Some residents feel forgotten months after Rubis controversy

Wed, Feb 3rd 2016, 10:53 AM

More than six months after the government led health screening for residents of Marathon in the aftermath of a underground gas spill, several Old Trail Road residents said yesterday they feel forgotten and expressed misgivings about the government's announcement that there are no long-term health risks to those residents.

Consultants Black and Veatch concluded in a report that residents who live near the Rubis Bahamas Limited station on Robinson Road and Old Trail Road, and people who work in adjacent buildings were exposed to chemicals that could create health risks.

The government sat on that report for more than a year. It finally released it after residents expressed outrage at a town meeting last April. The government subsequently expressed regret for failing to release the report sooner. It announced late last year that residents of Marathon had a "clean bill of health" based on remediation efforts, screenings, samples taken in 2014 and 2015, and the assessment of international bodies.

Ted Forbes, owner of Picture 21 Studio, acknowledged the government's statement, but suggested that its handling of the spill, particularly the report, damaged the government's credibility on the matter.

"How can we settle on the information?" he asked. "I think the whole thing was not serious. There has been not a word on it since the screenings. And the screenings were not set up properly in the first place."

Forbes, who lives with his 23-year-old daughter, said before being connected to city water he and his daughter used the ground water to bathe in and wash food.

In a document titled "Report To The Nation: The Oil Spill in Marathon", the ministries of health and environment pledged to "continue testing and monitoring for the next several years under the advisement of international environmental consultants" and provide regular updates to the public.

The document said based on the health screenings there was "no significant adverse effects on the persons tested". But Lillian Russell, a resident of Old Trail Road for over 40 years, who was among the residents who were tested last year, said no officials have contacted her about further testing.

Despite the 'clean bill of health' statement, Russell said she is hoping to sell her home and move out of Marathon because of concerns about fumes and a potential spill in the future.

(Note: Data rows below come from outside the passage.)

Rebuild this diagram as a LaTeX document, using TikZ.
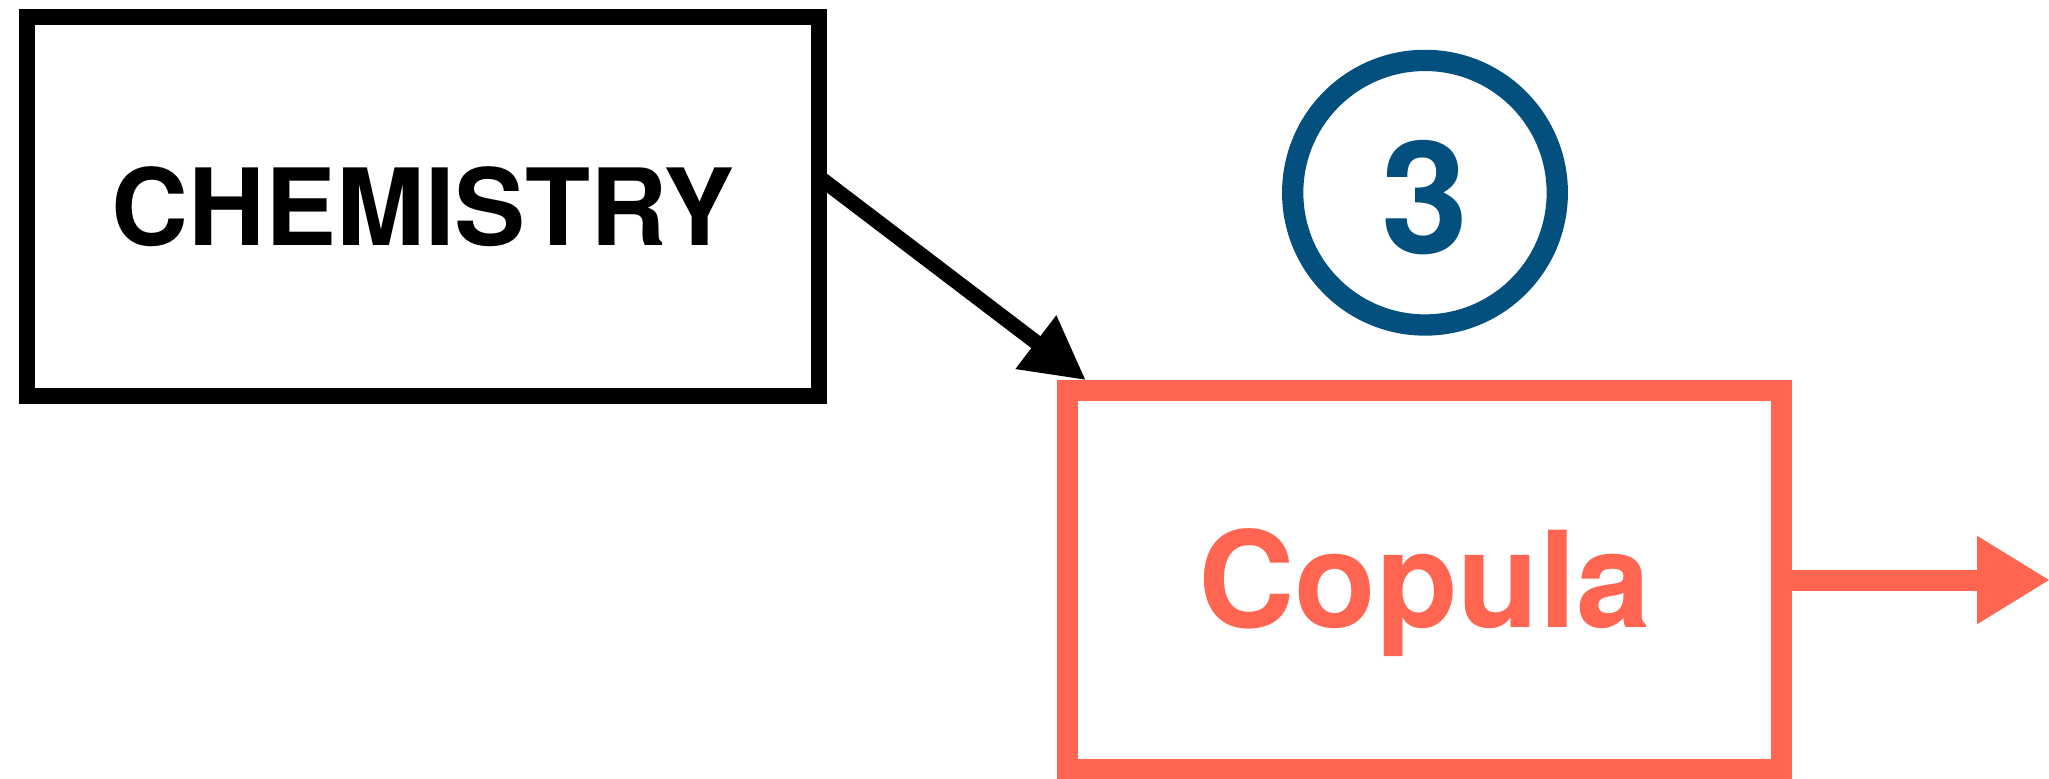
\documentclass[tikz,border=0pt]{standalone}
\usepackage{fontspec}
\setmainfont{TeX Gyre Heros}
\usetikzlibrary{arrows.meta}
\definecolor{copred}{HTML}{FF6550}
\definecolor{numblue}{HTML}{03507F}
\begin{document}
\begin{tikzpicture}[x=0.1mm,y=-0.1mm,
  chembox/.style={draw=black,line width=1.57mm,minimum width=79.2mm,minimum height=37.9mm,inner sep=0pt,
    font=\fontsize{30.3}{36}\selectfont\bfseries,text height=7.7mm,text depth=0pt},
  copbox/.style={draw=copred,text=copred,line width=2.1mm,minimum width=71.4mm,minimum height=37.85mm,inner sep=0pt,
    font=\fontsize{38}{44}\selectfont\bfseries,text height=9.55mm,text depth=0pt},
  numcirc/.style={circle,draw=numblue,text=numblue,line width=2.13mm,minimum size=26.46mm,inner sep=0pt,
    font=\fontsize{44.5}{50}\selectfont\bfseries,text height=12.1mm,text depth=0pt},
  conn/.style={line width=1.5mm,-{Triangle[length=6.3mm,width=6.3mm]}},
  outarrow/.style={copred,line width=2.1mm,-{Triangle[length=7.3mm,width=8.3mm]}}]
\useasboundingbox (0,0) rectangle (2049,778);
\node[chembox] (chem) at (423,206.5) {CHEMISTRY};
\node[copbox] (cop) at (1424.5,580) {Copula};
\node[numcirc] (num) at (1425,192.7) {3};
\coordinate (out) at (2050,580);
\draw[conn] ([xshift=-0.8mm,yshift=2.95mm]chem.east) -- ([xshift=2.9mm]cop.north west);
\draw[outarrow] (cop.east) -- (out);
\end{tikzpicture}
\end{document}
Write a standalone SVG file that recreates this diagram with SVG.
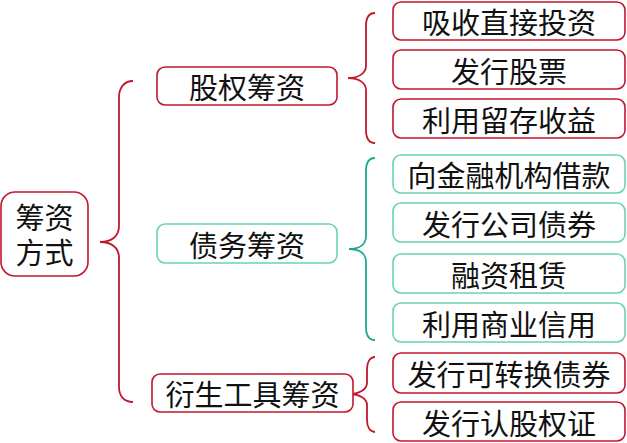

"The testing was a waste of time as it would not prove anything, but like everything else we still got tested" Russell said. "... The government should be accountable for what it said it would do. Rubis has also gone back to being silent. Who knows what's going on."

Haslemere Road resident Trevor Sangster also insisted that without further testing in the months and years to come long-term health affects may go undetected until the eleventh hour.

"Don't just test once and just drop the ball there," he said. "Come back and let us know what's going on. We have been left out of the loop since day one and we don't know what's happening. They need to say x, y, and z is being done. As a community we ought to know."